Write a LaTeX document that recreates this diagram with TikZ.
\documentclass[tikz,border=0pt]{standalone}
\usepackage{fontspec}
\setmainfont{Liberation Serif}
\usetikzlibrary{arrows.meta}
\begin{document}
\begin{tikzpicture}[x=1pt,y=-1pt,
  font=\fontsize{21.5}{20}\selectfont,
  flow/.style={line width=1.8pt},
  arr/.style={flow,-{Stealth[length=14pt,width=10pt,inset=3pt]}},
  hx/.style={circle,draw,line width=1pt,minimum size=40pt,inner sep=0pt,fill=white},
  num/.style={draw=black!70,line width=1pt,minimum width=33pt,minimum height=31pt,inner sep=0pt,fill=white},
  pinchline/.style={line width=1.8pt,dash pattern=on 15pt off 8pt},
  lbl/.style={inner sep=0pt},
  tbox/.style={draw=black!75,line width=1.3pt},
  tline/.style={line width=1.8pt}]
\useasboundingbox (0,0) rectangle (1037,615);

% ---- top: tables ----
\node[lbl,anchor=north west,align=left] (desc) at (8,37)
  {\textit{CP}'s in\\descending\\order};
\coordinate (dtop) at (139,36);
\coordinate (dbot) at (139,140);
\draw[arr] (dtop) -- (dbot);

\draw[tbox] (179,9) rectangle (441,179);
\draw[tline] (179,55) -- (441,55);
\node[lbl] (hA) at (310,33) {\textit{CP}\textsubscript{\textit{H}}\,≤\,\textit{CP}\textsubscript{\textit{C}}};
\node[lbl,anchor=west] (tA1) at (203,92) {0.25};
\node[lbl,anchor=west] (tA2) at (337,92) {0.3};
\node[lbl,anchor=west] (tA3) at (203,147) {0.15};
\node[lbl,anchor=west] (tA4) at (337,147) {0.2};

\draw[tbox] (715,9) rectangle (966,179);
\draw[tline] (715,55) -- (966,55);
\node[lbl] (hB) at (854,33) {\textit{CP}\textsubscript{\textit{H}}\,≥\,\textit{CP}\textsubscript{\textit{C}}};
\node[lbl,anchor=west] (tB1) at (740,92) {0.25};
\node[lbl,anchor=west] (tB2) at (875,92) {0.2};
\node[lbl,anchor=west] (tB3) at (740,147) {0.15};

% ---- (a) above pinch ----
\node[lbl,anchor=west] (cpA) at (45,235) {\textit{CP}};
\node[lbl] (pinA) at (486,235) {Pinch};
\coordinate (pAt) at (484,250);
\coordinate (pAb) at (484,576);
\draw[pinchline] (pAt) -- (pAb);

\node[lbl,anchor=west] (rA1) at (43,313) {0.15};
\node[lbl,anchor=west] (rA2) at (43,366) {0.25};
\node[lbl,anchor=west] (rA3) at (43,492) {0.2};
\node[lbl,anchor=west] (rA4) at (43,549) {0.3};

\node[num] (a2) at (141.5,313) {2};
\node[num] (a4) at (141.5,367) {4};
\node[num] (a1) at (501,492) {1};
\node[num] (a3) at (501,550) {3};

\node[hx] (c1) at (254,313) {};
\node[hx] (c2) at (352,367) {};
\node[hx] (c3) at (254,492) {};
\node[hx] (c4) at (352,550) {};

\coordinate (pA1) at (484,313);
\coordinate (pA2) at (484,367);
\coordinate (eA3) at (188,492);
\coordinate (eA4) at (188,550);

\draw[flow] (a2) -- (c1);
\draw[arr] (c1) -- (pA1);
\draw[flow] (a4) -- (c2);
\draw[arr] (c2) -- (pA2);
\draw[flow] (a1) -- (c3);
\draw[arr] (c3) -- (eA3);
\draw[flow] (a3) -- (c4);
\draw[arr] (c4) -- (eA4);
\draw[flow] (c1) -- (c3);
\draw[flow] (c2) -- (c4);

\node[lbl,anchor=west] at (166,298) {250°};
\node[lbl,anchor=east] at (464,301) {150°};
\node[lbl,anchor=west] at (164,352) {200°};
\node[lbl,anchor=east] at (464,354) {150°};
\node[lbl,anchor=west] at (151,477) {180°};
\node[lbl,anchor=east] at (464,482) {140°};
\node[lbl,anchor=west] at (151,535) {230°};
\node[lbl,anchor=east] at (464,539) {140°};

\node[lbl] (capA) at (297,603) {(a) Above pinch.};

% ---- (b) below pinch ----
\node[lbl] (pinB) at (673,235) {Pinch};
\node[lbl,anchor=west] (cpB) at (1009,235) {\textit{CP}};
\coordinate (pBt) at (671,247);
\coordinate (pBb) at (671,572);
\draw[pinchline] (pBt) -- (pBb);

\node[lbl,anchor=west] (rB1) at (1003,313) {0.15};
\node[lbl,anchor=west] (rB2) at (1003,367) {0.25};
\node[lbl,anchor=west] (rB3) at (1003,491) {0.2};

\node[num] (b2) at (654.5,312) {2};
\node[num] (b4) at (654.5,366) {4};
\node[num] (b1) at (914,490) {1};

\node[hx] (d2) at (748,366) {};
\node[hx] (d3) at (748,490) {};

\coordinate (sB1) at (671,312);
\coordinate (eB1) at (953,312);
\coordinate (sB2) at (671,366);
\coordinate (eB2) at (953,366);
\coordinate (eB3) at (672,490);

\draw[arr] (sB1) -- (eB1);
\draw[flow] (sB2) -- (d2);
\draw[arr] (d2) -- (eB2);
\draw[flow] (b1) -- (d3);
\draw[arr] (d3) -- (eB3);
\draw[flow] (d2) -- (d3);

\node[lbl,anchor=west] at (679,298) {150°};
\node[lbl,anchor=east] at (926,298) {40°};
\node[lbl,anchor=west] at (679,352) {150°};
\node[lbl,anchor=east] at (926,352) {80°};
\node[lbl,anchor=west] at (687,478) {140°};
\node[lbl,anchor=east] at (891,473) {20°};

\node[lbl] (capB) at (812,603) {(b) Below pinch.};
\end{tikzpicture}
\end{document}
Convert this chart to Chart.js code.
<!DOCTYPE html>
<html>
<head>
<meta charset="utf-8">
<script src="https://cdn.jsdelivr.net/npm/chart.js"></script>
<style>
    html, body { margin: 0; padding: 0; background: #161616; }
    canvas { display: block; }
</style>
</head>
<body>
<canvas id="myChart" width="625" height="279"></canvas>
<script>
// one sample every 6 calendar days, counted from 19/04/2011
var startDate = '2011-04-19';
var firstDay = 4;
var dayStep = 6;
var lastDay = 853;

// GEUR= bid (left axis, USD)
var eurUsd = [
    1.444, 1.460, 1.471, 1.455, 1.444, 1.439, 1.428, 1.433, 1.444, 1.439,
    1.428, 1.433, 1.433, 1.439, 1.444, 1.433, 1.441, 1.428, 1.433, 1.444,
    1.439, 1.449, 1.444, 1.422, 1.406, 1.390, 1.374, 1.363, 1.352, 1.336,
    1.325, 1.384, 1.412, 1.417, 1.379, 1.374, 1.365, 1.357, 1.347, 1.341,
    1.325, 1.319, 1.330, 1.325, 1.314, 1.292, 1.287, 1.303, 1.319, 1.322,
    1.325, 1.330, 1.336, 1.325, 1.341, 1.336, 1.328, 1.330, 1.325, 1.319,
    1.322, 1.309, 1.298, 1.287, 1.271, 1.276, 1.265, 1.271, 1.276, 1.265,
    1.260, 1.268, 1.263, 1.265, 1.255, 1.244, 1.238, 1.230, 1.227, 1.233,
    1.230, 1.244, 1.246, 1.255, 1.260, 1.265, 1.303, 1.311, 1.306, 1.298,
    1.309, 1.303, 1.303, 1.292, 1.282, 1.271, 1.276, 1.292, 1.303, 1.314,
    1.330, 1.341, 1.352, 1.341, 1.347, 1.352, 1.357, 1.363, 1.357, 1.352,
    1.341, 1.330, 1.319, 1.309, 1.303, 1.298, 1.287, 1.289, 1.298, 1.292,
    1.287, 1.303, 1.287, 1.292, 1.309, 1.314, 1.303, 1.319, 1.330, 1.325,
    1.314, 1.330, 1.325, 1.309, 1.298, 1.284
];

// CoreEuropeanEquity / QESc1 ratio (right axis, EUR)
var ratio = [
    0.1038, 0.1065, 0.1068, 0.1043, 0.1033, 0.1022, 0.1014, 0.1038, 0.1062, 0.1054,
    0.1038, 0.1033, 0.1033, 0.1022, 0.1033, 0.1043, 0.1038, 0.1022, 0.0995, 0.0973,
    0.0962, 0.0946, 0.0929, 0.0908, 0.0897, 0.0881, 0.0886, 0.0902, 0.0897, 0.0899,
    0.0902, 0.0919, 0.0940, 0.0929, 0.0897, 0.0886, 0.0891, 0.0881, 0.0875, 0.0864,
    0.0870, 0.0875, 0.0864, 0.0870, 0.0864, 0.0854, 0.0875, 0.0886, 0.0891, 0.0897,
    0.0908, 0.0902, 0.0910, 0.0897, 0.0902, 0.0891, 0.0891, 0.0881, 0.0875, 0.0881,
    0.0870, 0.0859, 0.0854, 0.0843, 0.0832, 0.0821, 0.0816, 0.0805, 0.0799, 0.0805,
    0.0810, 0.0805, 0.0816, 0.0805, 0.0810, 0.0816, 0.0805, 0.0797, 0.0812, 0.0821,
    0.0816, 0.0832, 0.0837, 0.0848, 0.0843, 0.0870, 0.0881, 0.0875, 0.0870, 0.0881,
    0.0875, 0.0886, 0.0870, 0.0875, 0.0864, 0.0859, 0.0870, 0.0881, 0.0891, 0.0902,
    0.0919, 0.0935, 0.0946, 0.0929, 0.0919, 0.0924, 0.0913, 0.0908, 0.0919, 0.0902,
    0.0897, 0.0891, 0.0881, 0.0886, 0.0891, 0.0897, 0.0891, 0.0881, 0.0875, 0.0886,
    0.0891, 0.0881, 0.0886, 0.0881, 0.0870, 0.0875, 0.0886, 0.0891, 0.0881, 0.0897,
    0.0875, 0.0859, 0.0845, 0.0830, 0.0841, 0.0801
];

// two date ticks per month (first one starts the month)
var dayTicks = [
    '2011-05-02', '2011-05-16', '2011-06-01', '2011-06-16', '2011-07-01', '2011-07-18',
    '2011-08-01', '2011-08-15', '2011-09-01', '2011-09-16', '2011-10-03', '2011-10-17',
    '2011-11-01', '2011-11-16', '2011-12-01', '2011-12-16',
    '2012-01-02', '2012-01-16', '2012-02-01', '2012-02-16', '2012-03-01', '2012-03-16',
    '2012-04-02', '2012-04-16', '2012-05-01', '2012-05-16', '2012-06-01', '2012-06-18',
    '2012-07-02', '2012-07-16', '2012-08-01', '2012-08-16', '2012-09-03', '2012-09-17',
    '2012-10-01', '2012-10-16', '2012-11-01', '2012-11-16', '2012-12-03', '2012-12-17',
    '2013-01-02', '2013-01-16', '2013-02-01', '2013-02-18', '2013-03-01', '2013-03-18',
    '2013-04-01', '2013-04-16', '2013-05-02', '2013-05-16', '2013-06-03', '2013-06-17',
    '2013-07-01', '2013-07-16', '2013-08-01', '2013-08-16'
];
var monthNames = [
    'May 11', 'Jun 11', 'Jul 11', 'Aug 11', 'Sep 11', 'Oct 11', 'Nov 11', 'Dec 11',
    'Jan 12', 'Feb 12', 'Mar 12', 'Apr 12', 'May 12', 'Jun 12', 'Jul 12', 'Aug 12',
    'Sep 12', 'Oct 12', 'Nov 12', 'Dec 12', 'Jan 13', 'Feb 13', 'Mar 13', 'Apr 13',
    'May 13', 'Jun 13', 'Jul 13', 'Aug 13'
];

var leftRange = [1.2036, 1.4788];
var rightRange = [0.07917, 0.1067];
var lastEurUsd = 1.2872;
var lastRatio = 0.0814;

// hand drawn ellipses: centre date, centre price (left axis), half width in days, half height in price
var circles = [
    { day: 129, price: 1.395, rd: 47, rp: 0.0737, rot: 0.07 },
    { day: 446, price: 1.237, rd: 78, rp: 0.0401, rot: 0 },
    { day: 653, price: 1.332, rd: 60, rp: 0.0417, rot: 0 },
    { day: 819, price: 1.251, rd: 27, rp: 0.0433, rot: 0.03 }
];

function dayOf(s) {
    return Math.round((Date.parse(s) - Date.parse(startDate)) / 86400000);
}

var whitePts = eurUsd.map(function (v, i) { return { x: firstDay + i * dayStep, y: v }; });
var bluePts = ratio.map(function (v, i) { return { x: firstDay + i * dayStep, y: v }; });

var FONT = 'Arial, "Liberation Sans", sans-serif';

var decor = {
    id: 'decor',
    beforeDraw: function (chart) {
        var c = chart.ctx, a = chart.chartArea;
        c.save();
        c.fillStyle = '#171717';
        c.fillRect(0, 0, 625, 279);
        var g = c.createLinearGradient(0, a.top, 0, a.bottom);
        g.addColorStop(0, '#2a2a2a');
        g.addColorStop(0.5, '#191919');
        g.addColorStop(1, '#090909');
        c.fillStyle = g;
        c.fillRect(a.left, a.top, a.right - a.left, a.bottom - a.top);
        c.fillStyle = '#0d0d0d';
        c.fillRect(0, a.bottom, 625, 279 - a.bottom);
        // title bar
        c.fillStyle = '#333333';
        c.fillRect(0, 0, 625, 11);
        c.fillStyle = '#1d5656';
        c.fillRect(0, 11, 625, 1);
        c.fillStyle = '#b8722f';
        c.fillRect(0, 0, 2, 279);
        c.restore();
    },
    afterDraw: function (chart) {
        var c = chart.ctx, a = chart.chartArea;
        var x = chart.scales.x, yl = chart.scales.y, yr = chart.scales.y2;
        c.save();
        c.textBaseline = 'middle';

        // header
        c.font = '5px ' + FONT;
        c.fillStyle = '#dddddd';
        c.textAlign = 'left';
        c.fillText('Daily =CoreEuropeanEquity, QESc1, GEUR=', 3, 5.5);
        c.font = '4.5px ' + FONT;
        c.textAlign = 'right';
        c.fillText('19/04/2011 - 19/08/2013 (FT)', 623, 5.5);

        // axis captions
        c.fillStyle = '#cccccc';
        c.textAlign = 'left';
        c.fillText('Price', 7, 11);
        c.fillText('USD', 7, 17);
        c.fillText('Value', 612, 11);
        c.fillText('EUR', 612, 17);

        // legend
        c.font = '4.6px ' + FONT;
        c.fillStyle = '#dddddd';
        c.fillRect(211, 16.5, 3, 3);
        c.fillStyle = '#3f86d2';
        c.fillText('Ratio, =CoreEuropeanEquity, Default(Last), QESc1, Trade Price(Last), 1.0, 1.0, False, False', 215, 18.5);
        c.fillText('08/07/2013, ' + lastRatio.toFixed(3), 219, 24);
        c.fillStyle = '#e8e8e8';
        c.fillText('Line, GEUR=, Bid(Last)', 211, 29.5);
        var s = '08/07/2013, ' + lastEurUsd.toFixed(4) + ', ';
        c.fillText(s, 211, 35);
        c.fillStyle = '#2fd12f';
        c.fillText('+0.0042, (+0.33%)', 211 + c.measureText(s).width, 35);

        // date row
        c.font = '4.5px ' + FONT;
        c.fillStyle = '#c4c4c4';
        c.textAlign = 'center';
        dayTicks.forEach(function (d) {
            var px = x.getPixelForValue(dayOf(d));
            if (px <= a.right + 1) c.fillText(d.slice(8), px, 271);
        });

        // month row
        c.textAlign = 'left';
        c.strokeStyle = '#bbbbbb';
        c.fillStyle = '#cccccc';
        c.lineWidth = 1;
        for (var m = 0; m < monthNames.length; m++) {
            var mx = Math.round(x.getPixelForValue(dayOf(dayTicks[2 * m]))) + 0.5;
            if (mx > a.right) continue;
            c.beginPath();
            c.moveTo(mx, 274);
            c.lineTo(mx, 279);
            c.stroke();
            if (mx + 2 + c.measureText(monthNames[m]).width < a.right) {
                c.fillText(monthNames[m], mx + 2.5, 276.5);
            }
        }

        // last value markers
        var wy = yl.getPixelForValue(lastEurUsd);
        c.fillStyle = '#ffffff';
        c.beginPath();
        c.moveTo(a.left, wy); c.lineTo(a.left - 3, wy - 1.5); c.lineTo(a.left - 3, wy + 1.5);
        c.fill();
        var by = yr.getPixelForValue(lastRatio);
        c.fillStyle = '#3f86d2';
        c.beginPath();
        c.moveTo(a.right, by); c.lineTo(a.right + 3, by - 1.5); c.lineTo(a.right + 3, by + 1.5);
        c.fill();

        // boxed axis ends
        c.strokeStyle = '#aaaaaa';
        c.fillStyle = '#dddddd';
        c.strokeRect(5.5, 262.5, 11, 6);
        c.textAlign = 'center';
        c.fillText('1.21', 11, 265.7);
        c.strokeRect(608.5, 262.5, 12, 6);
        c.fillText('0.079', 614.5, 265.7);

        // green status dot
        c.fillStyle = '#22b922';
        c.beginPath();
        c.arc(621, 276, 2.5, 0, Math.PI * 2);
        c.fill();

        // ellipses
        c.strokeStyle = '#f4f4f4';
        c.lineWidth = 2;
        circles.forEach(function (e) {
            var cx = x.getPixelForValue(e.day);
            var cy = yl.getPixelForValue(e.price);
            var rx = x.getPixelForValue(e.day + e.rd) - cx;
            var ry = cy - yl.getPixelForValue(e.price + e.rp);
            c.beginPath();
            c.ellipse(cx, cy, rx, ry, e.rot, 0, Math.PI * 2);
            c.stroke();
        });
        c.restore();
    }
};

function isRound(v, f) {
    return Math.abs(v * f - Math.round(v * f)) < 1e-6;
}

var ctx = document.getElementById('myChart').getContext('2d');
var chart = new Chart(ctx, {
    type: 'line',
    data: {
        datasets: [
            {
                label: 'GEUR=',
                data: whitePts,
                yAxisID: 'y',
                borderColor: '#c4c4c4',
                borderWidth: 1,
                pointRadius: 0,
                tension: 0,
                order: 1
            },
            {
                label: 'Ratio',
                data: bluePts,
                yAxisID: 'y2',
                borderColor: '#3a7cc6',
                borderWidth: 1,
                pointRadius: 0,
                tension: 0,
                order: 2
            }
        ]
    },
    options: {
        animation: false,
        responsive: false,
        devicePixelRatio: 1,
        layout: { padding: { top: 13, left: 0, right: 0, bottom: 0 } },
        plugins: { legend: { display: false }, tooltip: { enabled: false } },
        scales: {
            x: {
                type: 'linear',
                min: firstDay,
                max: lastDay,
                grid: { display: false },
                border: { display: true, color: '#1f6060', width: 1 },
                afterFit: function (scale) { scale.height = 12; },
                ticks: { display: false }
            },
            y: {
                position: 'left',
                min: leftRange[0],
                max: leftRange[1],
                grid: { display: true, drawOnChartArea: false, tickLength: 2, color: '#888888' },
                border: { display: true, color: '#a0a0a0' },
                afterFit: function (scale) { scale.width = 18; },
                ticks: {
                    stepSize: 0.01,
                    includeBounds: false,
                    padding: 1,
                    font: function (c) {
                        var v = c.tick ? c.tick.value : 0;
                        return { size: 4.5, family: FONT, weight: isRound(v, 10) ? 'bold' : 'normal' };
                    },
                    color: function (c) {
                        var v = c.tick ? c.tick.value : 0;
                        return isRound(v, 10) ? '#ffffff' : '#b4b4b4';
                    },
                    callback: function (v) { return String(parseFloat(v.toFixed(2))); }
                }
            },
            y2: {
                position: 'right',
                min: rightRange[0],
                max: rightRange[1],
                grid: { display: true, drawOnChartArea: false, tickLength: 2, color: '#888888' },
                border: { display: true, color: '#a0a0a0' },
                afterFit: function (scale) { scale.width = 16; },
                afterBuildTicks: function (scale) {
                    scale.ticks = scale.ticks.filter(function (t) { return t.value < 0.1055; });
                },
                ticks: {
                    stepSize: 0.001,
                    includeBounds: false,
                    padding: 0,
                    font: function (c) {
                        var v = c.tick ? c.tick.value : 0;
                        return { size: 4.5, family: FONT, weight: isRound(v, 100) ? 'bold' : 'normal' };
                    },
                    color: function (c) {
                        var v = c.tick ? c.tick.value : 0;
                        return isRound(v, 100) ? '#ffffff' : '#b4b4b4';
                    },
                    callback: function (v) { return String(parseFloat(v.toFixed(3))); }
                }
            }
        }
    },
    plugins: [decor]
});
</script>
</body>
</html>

_Your task_. Find all lines holding the string "this" and copy them.

_Response below_.
Write a LaTeX document that recreates this diagram with TikZ.
Convert this chart to Chart.js code.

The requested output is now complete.